Judge on a Boat is undeniably sci-fi, but instead of describing a wondrous place as its setting, Gloria instead describes a world where rationality already won. It is a vision of the future that's as alien as, well, Alien, yet it isn't the description of space travel and drop pods that makes this sci-fi. It's the casual description of LessWrong-esque ideas from the rationalist community that makes this short text stand out. Reading this transports me into a world that is alien by virtue of its ideas, rather than by its technology.
At heart, Judge on a Boat is a mystery novel. Clues are interspersed within and commented on throughout. But, again, it stands out because the mystery itself doesn't adhere to common mystery tropes — and this is explicitly pointed out in-universe, so that the reader can fairly understand the rules of the game and play along, trying to solve the mystery before the end.
I thoroughly enjoyed this book, and I highly recommend it to anyone well-versed with the rationality community. However, the density of jargon is such that if you aren't already at least loosely acquainted with these ideas, then going through this text will be a slog. I hesitate to make the comparison, but imagine reading Joyce's Ulysses without having first read the classics. It would be impossible to enjoy, because at nearly every step you'd need to look in the margin for notes, or, in the case of this text, you'd need to refer to the Sequences.
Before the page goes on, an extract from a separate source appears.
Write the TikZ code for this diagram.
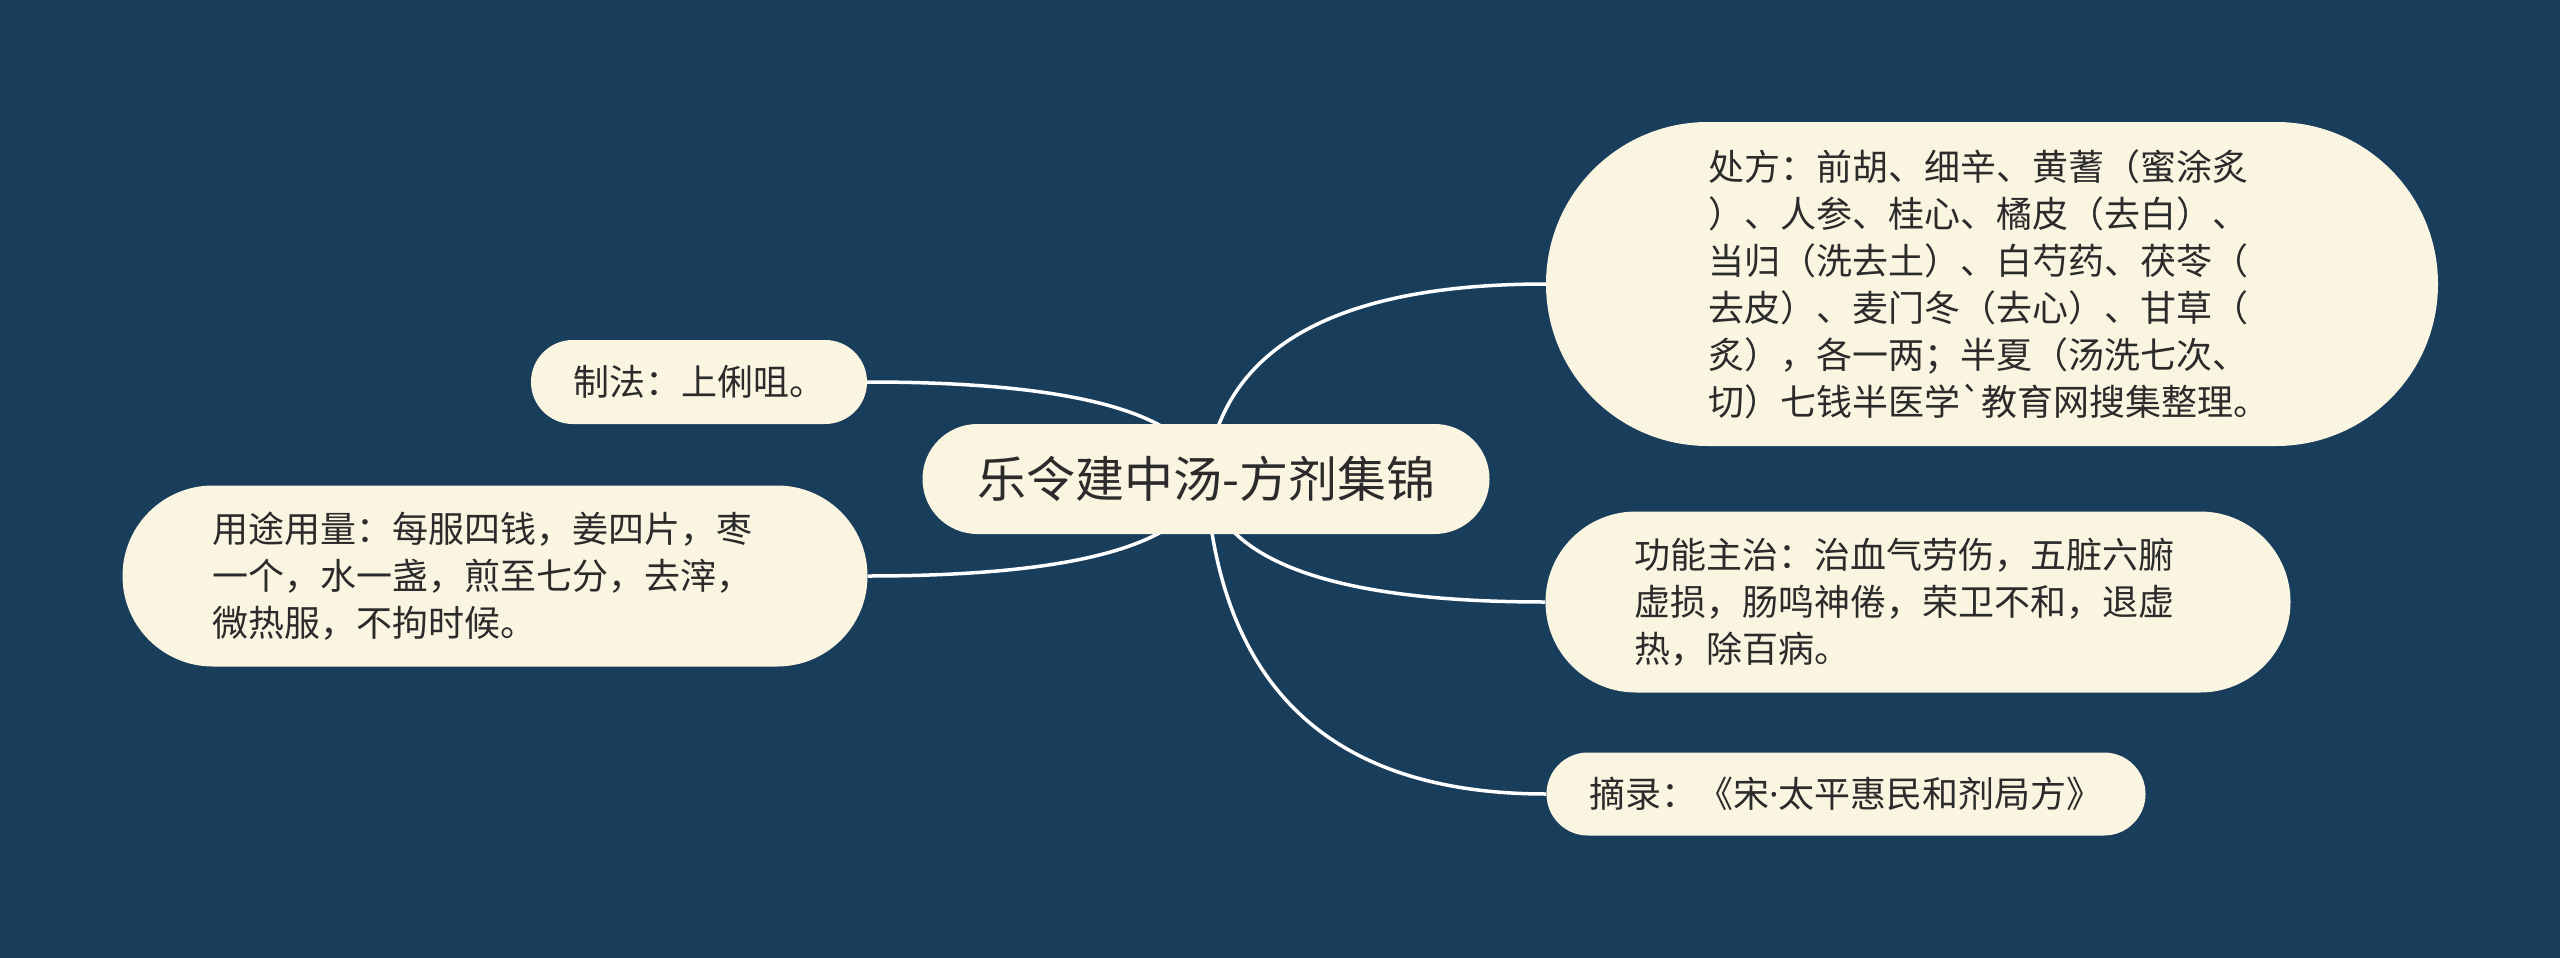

The bottom line: if you don't know what the Sequences are, then you probably won't enjoy this book. It's just not written for you. But if you are aware of the rationalist community (even if you don't self-identify in that group), then this short mystery novel is a great way to spend a few hours of fun. For the correct audience, it deserves this 5 star rating (and, more impressively, was so good that it got me to avoid my akrasia and post a review on goodreads for the first time in several years).